• **GOAL**
Count each line below that has "seaborn" anywhere in it. Answer with the total alone.

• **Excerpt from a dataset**
--------------------------------------------------

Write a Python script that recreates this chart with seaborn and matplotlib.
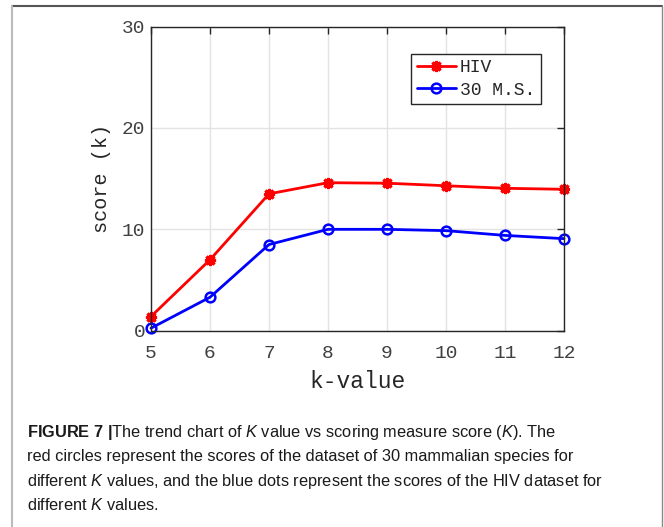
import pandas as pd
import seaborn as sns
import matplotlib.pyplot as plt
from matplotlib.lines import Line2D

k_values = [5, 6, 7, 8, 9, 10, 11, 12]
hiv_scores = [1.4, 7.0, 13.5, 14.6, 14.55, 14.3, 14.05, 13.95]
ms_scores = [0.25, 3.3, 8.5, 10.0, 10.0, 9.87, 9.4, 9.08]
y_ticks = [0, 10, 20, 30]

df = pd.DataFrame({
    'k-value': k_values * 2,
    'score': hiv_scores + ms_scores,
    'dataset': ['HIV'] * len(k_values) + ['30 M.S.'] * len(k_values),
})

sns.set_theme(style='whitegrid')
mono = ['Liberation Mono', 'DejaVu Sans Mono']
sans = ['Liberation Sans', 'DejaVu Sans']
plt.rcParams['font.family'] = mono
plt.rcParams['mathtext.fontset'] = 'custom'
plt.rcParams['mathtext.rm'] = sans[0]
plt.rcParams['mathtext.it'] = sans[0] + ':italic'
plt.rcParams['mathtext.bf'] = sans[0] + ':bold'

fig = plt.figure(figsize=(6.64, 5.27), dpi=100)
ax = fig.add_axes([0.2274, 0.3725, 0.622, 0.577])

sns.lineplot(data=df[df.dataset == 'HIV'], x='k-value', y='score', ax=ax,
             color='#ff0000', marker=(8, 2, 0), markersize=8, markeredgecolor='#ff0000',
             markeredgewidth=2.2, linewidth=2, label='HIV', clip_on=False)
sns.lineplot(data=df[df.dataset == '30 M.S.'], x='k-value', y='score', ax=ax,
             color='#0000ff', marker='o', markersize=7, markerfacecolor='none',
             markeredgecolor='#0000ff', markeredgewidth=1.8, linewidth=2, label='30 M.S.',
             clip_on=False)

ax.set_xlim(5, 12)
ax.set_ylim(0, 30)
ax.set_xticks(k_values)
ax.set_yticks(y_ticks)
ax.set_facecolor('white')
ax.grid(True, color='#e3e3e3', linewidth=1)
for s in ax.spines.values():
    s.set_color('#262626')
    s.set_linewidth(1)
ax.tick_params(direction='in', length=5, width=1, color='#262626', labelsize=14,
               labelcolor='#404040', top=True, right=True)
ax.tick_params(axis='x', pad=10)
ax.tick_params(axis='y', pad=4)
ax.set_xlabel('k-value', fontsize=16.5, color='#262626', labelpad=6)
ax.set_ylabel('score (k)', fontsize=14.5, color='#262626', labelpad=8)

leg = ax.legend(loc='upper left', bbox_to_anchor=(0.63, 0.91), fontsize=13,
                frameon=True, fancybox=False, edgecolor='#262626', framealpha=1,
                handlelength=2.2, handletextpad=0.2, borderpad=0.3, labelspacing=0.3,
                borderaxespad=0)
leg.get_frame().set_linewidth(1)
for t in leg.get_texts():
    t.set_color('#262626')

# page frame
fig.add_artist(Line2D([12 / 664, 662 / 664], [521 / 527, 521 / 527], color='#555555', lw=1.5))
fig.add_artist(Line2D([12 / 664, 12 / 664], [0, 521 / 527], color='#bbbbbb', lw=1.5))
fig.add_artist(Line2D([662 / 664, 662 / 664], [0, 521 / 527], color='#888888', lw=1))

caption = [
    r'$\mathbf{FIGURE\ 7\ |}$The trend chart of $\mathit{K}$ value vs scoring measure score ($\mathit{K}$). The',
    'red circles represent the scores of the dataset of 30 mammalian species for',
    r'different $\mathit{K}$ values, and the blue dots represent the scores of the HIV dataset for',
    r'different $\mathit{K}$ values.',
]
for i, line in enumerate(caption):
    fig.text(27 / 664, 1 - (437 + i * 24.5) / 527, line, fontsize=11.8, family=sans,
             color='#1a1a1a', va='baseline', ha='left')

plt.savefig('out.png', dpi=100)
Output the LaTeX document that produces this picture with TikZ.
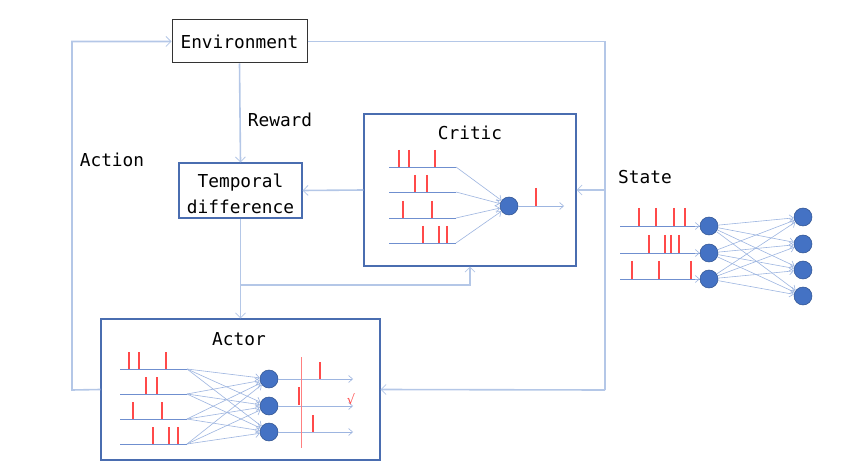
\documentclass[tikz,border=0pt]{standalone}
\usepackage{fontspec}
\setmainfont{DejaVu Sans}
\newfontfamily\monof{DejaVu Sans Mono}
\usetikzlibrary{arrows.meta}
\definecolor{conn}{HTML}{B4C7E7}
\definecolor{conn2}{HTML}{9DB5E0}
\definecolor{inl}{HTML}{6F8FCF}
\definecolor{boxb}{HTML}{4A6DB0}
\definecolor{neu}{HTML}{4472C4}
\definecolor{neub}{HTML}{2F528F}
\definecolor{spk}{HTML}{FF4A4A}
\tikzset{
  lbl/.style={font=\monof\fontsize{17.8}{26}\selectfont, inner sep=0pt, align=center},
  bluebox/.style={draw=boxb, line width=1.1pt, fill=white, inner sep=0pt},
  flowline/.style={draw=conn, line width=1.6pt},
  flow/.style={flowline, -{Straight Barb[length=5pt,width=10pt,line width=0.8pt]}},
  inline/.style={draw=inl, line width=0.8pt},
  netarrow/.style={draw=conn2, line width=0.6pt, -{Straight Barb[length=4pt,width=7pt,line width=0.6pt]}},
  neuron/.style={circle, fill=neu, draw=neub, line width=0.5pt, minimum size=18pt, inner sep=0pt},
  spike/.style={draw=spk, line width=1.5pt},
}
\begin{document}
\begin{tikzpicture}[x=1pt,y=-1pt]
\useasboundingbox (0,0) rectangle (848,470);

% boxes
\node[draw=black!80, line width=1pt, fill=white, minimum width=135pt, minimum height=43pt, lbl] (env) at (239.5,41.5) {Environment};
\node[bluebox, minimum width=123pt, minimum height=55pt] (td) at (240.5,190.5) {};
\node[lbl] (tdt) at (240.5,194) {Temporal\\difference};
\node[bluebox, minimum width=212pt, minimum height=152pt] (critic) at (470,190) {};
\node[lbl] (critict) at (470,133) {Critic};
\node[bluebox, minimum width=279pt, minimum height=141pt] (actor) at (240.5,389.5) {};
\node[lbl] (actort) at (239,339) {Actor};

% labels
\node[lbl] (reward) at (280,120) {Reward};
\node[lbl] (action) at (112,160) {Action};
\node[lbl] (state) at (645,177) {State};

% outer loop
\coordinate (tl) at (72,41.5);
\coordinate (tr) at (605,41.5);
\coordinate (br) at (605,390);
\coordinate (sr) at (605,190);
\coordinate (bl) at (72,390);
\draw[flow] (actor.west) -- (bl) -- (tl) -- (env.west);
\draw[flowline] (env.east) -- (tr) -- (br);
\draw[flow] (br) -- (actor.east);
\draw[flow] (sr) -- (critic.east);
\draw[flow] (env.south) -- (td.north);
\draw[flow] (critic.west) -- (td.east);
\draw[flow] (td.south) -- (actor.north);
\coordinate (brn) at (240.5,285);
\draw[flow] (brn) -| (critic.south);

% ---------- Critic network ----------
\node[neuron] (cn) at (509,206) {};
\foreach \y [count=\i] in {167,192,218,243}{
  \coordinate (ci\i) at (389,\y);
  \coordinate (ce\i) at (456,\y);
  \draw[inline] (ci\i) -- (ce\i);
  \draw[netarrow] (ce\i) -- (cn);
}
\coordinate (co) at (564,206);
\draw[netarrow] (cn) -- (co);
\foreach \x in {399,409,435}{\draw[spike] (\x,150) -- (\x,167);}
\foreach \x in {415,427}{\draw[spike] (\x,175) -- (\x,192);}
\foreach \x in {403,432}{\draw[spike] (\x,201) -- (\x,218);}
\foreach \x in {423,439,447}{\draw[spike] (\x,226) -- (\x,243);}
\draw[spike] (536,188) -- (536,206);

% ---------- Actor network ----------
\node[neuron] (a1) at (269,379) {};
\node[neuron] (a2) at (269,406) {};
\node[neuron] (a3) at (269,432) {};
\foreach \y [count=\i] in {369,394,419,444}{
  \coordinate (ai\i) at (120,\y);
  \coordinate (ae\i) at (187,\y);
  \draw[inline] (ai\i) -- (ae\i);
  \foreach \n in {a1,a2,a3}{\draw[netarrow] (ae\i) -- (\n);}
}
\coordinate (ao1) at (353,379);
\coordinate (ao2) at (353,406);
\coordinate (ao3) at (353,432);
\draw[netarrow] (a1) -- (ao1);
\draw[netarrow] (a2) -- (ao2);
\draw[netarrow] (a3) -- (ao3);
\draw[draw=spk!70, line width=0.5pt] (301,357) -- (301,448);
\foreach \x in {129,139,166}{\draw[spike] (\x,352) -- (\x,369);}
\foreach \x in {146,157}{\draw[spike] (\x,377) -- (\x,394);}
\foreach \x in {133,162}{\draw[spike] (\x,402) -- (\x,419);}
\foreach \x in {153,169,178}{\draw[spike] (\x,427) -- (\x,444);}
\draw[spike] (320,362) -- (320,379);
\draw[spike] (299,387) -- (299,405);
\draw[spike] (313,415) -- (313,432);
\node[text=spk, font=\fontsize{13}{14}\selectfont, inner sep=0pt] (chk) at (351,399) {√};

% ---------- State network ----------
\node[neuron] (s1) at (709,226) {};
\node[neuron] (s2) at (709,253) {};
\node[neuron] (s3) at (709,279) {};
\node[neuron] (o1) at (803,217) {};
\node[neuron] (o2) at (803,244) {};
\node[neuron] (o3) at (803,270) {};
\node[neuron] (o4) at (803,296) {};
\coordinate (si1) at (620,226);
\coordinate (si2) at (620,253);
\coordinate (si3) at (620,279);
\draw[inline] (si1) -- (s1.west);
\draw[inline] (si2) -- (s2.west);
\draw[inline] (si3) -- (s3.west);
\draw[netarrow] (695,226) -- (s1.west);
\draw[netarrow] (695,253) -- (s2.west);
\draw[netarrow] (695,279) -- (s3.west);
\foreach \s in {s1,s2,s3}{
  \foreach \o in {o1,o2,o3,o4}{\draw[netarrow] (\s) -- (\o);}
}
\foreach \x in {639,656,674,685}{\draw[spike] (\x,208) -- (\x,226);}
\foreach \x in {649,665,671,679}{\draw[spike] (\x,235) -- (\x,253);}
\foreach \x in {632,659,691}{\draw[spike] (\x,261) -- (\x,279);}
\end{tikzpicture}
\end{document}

--------------------------------------------------

• **RESPONSE TO THE EXERCISE**
2